Leave the pictures out and retype the lines from the beginning through the line with "ax3 = fig.add_axes([0.7288, 0.1255, 0.2636, 0.8368])", both ends included.

—————

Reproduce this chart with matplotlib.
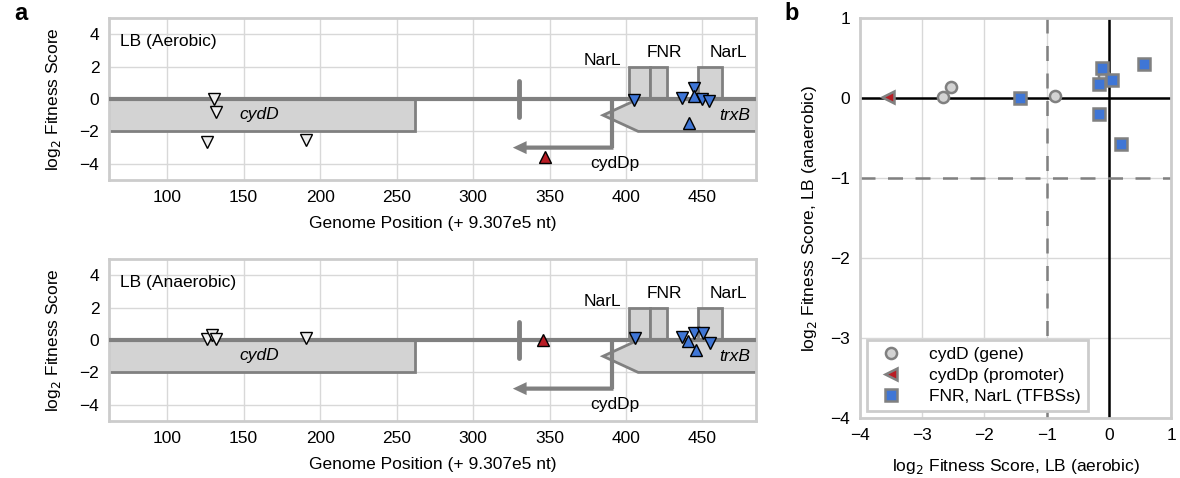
import matplotlib.pyplot as plt
from matplotlib.patches import Rectangle, Polygon

plt.rcParams['font.family'] = ['Liberation Sans', 'DejaVu Sans']
plt.rcParams['font.size'] = 12.5

# --- genome features (positions in nt, offset by 9.307e5) ---
cydD_end = 262
trxB_tip = 385
trxB_body = 408
promoter_x = 391
promoter_arrow_end = 326
promoter_y = -3
terminator_x = 330
tfbs_names = ["NarL", "FNR", "NarL"]
tfbs_start = [402, 416, 447]
tfbs_end = [416, 426.5, 462.5]

# --- aerobic fitness (top panel) ---
aer_gene_pos = [130.9, 132, 126, 190.8]
aer_gene_fit = [0.0, -0.8, -2.65, -2.52]
aer_gene_mk = ['v', 'v', 'v', 'v']
aer_prom_pos = [347]
aer_prom_fit = [-3.6]
aer_prom_mk = ['^']
aer_tfbs_pos = [405.4, 436.3, 444.2, 444.6, 449.6, 454.4, 441.0]
aer_tfbs_fit = [-0.05, 0.08, 0.67, 0.19, -0.02, -0.13, -1.48]
aer_tfbs_mk = ['v', 'v', 'v', '^', 'v', 'v', '^']

# --- anaerobic fitness (bottom panel) ---
ana_gene_pos = [125.9, 129.6, 131.9, 190.8]
ana_gene_fit = [0.05, 0.3, 0.05, 0.12]
ana_gene_mk = ['v', 'v', 'v', 'v']
ana_prom_pos = [346]
ana_prom_fit = [0.0]
ana_prom_mk = ['^']
ana_tfbs_pos = [405.9, 436.5, 440.2, 444.6, 450.5, 454.9, 445.7]
ana_tfbs_fit = [0.14, 0.2, -0.06, 0.45, 0.41, -0.21, -0.62]
ana_tfbs_mk = ['v', 'v', '^', 'v', 'v', 'v', '^']

# --- aerobic vs anaerobic (panel b) ---
gene_x = [-2.66, -2.54, -0.86, -0.08]
gene_y = [0.01, 0.14, 0.03, 0.27]
prom_x = [-3.55]
prom_y = [0.01]
tfbs_x = [-1.42, -0.11, -0.15, 0.05, -0.16, 0.20, 0.56]
tfbs_y = [0.0, 0.38, 0.18, 0.22, -0.20, -0.57, 0.43]

GRAY = '#808080'
LIGHT = '#d3d3d3'
BLUE = '#3f76d6'
RED = '#b81c24'
GRID = '#d8d8d8'
SPINE = '#cccccc'

fig = plt.figure(figsize=(11.8, 4.78), dpi=100)
ax1 = fig.add_axes([0.0924, 0.6234, 0.5483, 0.3389])
ax2 = fig.add_axes([0.0924, 0.1192, 0.5483, 0.3389])
ax3 = fig.add_axes([0.7288, 0.1255, 0.2636, 0.8368])


def style(ax):
    ax.set_axisbelow(True)
    ax.grid(True, color=GRID, lw=1)
    for s in ax.spines.values():
        s.set_color(SPINE)
        s.set_linewidth(2)
    ax.tick_params(length=0, pad=7, labelsize=12.5)


def draw_track(ax, title, gpos, gfit, gmk, ppos, pfit, pmk, tpos, tfit, tmk):
    style(ax)
    x0, x1 = 62, 485
    ax.set_xlim(x0, x1)
    ax.set_ylim(-5, 5)
    ax.set_xticks(range(100, 451, 50))
    ax.set_yticks([-4, -2, 0, 2, 4])

    # cydD gene body
    ax.add_patch(Rectangle((x0 - 20, -2), cydD_end - x0 + 20, 2,
                           fc=LIGHT, ec=GRAY, lw=2, zorder=2))
    # trxB gene (reverse strand, arrow shape)
    ax.add_patch(Polygon([(trxB_tip, -1), (trxB_body, 0), (x1 + 20, 0),
                          (x1 + 20, -2), (trxB_body, -2)],
                         closed=True, fc=LIGHT, ec=GRAY, lw=2, zorder=2))
    # TF binding sites
    for s, e in zip(tfbs_start, tfbs_end):
        ax.add_patch(Rectangle((s, 0), e - s, 2, fc=LIGHT, ec=GRAY, lw=2, zorder=2))
    # chromosome line
    ax.axhline(0, color=GRAY, lw=3, zorder=3)
    # terminator mark
    ax.plot([terminator_x, terminator_x], [-1.1, 1.1], color=GRAY, lw=3.5,
            solid_capstyle='round', zorder=3)
    # cydDp promoter bent arrow
    ax.plot([promoter_x, promoter_x], [0, promoter_y], color=GRAY, lw=3,
            solid_capstyle='butt', zorder=3)
    ax.arrow(promoter_x + 0.8, promoter_y, promoter_arrow_end - promoter_x - 0.8, 0,
             width=0.26, head_width=0.8, head_length=9, length_includes_head=True,
             fc=GRAY, ec='none', zorder=3)

    ax.text(tfbs_start[0] - 5, 2.4, tfbs_names[0], ha='right', va='center')
    ax.text((tfbs_start[1] + tfbs_end[1]) / 2 + 4, 2.85, tfbs_names[1], ha='center', va='center')
    ax.text((tfbs_start[2] + tfbs_end[2]) / 2 + 12, 2.85, tfbs_names[2], ha='center', va='center')
    ax.text(160, -0.95, 'cydD', style='italic', ha='center', va='center')
    ax.text(481, -1.0, 'trxB', style='italic', ha='right', va='center')
    ax.text(393, -4.0, 'cydDp', ha='center', va='center')
    ax.text(69, 3.55, title, ha='left', va='center')

    for x, y, m in zip(gpos, gfit, gmk):
        ax.plot(x, y, m, ms=8, mfc='#eeeeee', mec='black', mew=1, zorder=5)
    for x, y, m in zip(ppos, pfit, pmk):
        ax.plot(x, y, m, ms=8, mfc=RED, mec='black', mew=1, zorder=5)
    for x, y, m in zip(tpos, tfit, tmk):
        ax.plot(x, y, m, ms=8, mfc=BLUE, mec='black', mew=1, zorder=5)

    ax.set_xlabel('Genome Position (+ 9.307e5 nt)', labelpad=8)
    ax.set_ylabel('log$_2$ Fitness Score', labelpad=12)


draw_track(ax1, 'LB (Aerobic)', aer_gene_pos, aer_gene_fit, aer_gene_mk,
           aer_prom_pos, aer_prom_fit, aer_prom_mk,
           aer_tfbs_pos, aer_tfbs_fit, aer_tfbs_mk)
draw_track(ax2, 'LB (Anaerobic)', ana_gene_pos, ana_gene_fit, ana_gene_mk,
           ana_prom_pos, ana_prom_fit, ana_prom_mk,
           ana_tfbs_pos, ana_tfbs_fit, ana_tfbs_mk)

# panel b: aerobic vs anaerobic scatter
style(ax3)
ax3.set_xlim(-4, 1)
ax3.set_ylim(-4, 1)
ax3.set_xticks(range(-4, 2))
ax3.set_yticks(range(-4, 2))
ax3.axhline(0, color='black', lw=1.8, zorder=2)
ax3.axvline(0, color='black', lw=1.8, zorder=2)
ax3.axhline(-1, color=GRAY, lw=1.8, ls=(0, (6, 5)), zorder=2)
ax3.axvline(-1, color=GRAY, lw=1.8, ls=(0, (6, 5)), zorder=2)
ax3.plot(gene_x, gene_y, 'o', ms=8, mfc=LIGHT, mec=GRAY, mew=1.8,
         ls='none', label='cydD (gene)', zorder=4)
ax3.plot(prom_x, prom_y, '<', ms=8, mfc=RED, mec=GRAY, mew=1.8,
         ls='none', label='cydDp (promoter)', zorder=4)
ax3.plot(tfbs_x, tfbs_y, 's', ms=8, mfc=BLUE, mec=GRAY, mew=1.8,
         ls='none', label='FNR, NarL (TFBSs)', zorder=4)
leg = ax3.legend(loc='lower left', fancybox=False, framealpha=1,
                 borderaxespad=0.4, fontsize=12.5, handletextpad=1.2,
                 borderpad=0.4, labelspacing=0.35)
leg.get_frame().set_edgecolor(SPINE)
leg.get_frame().set_linewidth(2)
ax3.set_xlabel('log$_2$ Fitness Score, LB (aerobic)', labelpad=10)
ax3.set_ylabel('log$_2$ Fitness Score, LB (anaerobic)', labelpad=8)

fig.text(0.012, 0.972, 'a', fontsize=17, fontweight='bold', va='center')
fig.text(0.665, 0.972, 'b', fontsize=17, fontweight='bold', va='center')

fig.savefig('out.png', dpi=100)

—————

Response>
Reproduce this chart with matplotlib.
import matplotlib.pyplot as plt
from matplotlib.patches import Rectangle, Polygon

plt.rcParams['font.family'] = ['Liberation Sans', 'DejaVu Sans']
plt.rcParams['font.size'] = 12.5

# --- genome features (positions in nt, offset by 9.307e5) ---
cydD_end = 262
trxB_tip = 385
trxB_body = 408
promoter_x = 391
promoter_arrow_end = 326
promoter_y = -3
terminator_x = 330
tfbs_names = ["NarL", "FNR", "NarL"]
tfbs_start = [402, 416, 447]
tfbs_end = [416, 426.5, 462.5]

# --- aerobic fitness (top panel) ---
aer_gene_pos = [130.9, 132, 126, 190.8]
aer_gene_fit = [0.0, -0.8, -2.65, -2.52]
aer_gene_mk = ['v', 'v', 'v', 'v']
aer_prom_pos = [347]
aer_prom_fit = [-3.6]
aer_prom_mk = ['^']
aer_tfbs_pos = [405.4, 436.3, 444.2, 444.6, 449.6, 454.4, 441.0]
aer_tfbs_fit = [-0.05, 0.08, 0.67, 0.19, -0.02, -0.13, -1.48]
aer_tfbs_mk = ['v', 'v', 'v', '^', 'v', 'v', '^']

# --- anaerobic fitness (bottom panel) ---
ana_gene_pos = [125.9, 129.6, 131.9, 190.8]
ana_gene_fit = [0.05, 0.3, 0.05, 0.12]
ana_gene_mk = ['v', 'v', 'v', 'v']
ana_prom_pos = [346]
ana_prom_fit = [0.0]
ana_prom_mk = ['^']
ana_tfbs_pos = [405.9, 436.5, 440.2, 444.6, 450.5, 454.9, 445.7]
ana_tfbs_fit = [0.14, 0.2, -0.06, 0.45, 0.41, -0.21, -0.62]
ana_tfbs_mk = ['v', 'v', '^', 'v', 'v', 'v', '^']

# --- aerobic vs anaerobic (panel b) ---
gene_x = [-2.66, -2.54, -0.86, -0.08]
gene_y = [0.01, 0.14, 0.03, 0.27]
prom_x = [-3.55]
prom_y = [0.01]
tfbs_x = [-1.42, -0.11, -0.15, 0.05, -0.16, 0.20, 0.56]
tfbs_y = [0.0, 0.38, 0.18, 0.22, -0.20, -0.57, 0.43]

GRAY = '#808080'
LIGHT = '#d3d3d3'
BLUE = '#3f76d6'
RED = '#b81c24'
GRID = '#d8d8d8'
SPINE = '#cccccc'

fig = plt.figure(figsize=(11.8, 4.78), dpi=100)
ax1 = fig.add_axes([0.0924, 0.6234, 0.5483, 0.3389])
ax2 = fig.add_axes([0.0924, 0.1192, 0.5483, 0.3389])
ax3 = fig.add_axes([0.7288, 0.1255, 0.2636, 0.8368])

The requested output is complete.